GIVEN MATERIAL
--- begin ---
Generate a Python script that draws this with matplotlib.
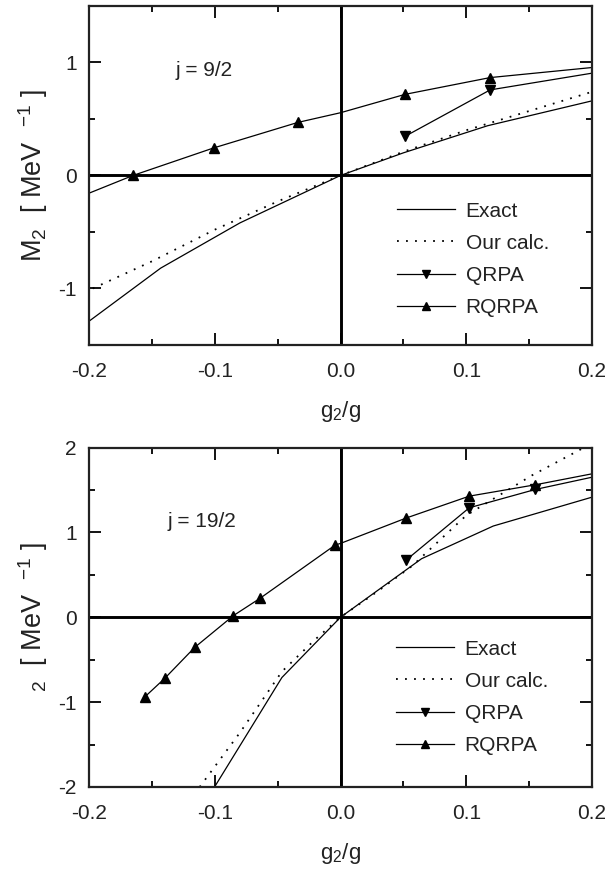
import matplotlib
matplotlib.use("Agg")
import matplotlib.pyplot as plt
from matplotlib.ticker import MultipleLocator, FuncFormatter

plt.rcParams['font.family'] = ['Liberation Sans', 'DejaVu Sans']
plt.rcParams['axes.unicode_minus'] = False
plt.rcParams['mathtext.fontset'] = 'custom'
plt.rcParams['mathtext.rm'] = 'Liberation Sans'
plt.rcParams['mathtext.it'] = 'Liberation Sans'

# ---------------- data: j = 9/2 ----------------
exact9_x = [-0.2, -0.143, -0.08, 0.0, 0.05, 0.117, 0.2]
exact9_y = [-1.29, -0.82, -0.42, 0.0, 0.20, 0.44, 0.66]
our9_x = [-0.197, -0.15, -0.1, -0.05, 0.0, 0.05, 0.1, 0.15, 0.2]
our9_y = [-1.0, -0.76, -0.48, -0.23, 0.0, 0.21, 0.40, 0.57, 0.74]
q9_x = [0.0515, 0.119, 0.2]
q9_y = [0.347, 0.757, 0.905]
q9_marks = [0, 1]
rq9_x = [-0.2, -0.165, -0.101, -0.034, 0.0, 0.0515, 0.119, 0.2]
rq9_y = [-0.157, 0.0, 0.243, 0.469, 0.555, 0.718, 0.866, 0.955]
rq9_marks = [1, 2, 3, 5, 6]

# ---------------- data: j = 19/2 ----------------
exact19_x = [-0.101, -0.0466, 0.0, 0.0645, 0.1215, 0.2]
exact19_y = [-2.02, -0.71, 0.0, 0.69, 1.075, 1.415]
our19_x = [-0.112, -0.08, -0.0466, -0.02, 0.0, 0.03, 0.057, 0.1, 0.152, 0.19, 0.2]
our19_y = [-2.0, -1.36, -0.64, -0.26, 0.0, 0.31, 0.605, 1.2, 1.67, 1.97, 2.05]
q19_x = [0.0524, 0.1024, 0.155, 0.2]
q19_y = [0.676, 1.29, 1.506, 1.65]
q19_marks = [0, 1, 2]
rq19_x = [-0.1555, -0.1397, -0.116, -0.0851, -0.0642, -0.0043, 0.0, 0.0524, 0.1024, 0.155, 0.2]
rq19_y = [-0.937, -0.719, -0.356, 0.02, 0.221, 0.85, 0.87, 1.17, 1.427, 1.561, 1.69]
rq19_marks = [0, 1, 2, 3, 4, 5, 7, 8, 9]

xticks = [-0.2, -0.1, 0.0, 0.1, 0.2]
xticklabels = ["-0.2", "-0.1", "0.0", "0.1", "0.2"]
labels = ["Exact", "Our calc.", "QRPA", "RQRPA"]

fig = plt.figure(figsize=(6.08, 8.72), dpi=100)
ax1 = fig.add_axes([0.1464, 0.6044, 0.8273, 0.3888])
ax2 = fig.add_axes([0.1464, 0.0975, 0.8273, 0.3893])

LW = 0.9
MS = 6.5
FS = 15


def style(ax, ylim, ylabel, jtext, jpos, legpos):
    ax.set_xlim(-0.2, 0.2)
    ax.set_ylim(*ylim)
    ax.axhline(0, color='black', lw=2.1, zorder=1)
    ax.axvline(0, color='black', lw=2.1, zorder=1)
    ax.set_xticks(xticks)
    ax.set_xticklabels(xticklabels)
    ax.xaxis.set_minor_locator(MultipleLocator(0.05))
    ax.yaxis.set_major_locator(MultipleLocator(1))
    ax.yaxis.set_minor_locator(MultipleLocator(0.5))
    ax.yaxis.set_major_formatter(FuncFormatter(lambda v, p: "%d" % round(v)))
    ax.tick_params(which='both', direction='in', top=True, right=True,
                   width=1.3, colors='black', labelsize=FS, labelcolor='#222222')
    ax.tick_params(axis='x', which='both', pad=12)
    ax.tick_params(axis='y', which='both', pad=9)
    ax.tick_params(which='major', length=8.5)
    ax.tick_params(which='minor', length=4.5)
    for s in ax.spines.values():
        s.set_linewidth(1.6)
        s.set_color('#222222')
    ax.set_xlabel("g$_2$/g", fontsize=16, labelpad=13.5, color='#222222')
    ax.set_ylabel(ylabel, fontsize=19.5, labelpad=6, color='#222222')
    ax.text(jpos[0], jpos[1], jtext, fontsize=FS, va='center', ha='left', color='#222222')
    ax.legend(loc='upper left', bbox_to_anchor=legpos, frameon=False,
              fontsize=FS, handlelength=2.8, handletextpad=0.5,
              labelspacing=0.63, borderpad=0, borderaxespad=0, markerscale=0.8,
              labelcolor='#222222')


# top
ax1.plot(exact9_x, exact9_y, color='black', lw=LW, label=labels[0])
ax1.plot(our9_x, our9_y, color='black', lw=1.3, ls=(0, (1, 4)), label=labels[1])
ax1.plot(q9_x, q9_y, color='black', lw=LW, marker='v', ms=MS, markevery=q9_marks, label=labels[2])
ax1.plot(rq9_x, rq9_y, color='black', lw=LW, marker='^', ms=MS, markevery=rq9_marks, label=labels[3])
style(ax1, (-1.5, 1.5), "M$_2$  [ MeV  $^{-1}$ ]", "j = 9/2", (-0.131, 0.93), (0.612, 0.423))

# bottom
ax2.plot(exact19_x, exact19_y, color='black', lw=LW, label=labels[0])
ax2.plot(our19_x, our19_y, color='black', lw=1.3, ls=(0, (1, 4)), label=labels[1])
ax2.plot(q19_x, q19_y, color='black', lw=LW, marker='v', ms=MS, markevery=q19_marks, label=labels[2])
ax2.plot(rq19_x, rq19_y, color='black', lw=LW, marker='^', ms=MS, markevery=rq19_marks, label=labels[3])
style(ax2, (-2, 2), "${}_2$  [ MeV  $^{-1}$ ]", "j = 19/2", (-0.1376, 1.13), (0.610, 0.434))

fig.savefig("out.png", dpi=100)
--- end ---
From the first line of the material down to the line containing "rq9_marks = [1, 2, 3, 5, 6]", inclusive, return each line exactly, skipping any picture.

Generate a Python script that draws this with matplotlib.
import matplotlib
matplotlib.use("Agg")
import matplotlib.pyplot as plt
from matplotlib.ticker import MultipleLocator, FuncFormatter

plt.rcParams['font.family'] = ['Liberation Sans', 'DejaVu Sans']
plt.rcParams['axes.unicode_minus'] = False
plt.rcParams['mathtext.fontset'] = 'custom'
plt.rcParams['mathtext.rm'] = 'Liberation Sans'
plt.rcParams['mathtext.it'] = 'Liberation Sans'

# ---------------- data: j = 9/2 ----------------
exact9_x = [-0.2, -0.143, -0.08, 0.0, 0.05, 0.117, 0.2]
exact9_y = [-1.29, -0.82, -0.42, 0.0, 0.20, 0.44, 0.66]
our9_x = [-0.197, -0.15, -0.1, -0.05, 0.0, 0.05, 0.1, 0.15, 0.2]
our9_y = [-1.0, -0.76, -0.48, -0.23, 0.0, 0.21, 0.40, 0.57, 0.74]
q9_x = [0.0515, 0.119, 0.2]
q9_y = [0.347, 0.757, 0.905]
q9_marks = [0, 1]
rq9_x = [-0.2, -0.165, -0.101, -0.034, 0.0, 0.0515, 0.119, 0.2]
rq9_y = [-0.157, 0.0, 0.243, 0.469, 0.555, 0.718, 0.866, 0.955]
rq9_marks = [1, 2, 3, 5, 6]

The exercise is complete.